Jul 202003
 

I finally tired of my blogroll and thrashed it, with the results you see on your left. The “Now” category consists of people I check every day — which doesn’t necessarily mean they write every day, although it helps — while everybody in “And Then” I check at least once a week. I will say in defense of this scheme only that it’s an improvement.

To the nice questions of blogroll politics I have no satisfactory answers. If someone links to you, should you link back? It seems only fair that you should, somehow, and I’ve created a Hall of Reciprocity for this purpose. This will not quite do; it’s like inviting someone to the wedding ceremony but not the reception. But I can think of nothing better.

My blogroll exists for my convenience and your curiosity. The oft-seen enormous blogroll defeats both purposes. No one this side of Instantman reads 200 blogs regularly. Yet I understand how it happens. A link, once established, tends to linger like a British houseguest.

When it comes to cleaning house, big bloggers are no problem. I grew bored with Andrew Sullivan and Mickey Kaus, where it’s all Times all the time, but they will not notice, let alone mourn, their sudden absence. Smaller bloggers are a different matter, and only a few, most of whom have posted so irregularly of late that their blogs are effectively moribund, have been demoted. I have also, at long last, buried the dead.

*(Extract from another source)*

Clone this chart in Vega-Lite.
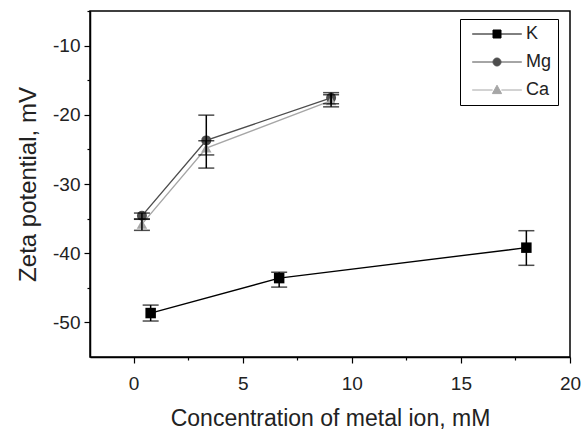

What to do, finally, about the blogs of your real-life friends? The usual solution, a “friends” category, smacks of favoritism. You may as well call it “Dude, your blog sucks, but you did bail me out of jail that one time, so here’s a link for you. Remember it the next time I call you at 3 AM,” except that’s a bit too long to fit nicely in the sidebar. Well, from now on my friends get the same treatment here as everybody else, and I’ll just have to raise my own bail money.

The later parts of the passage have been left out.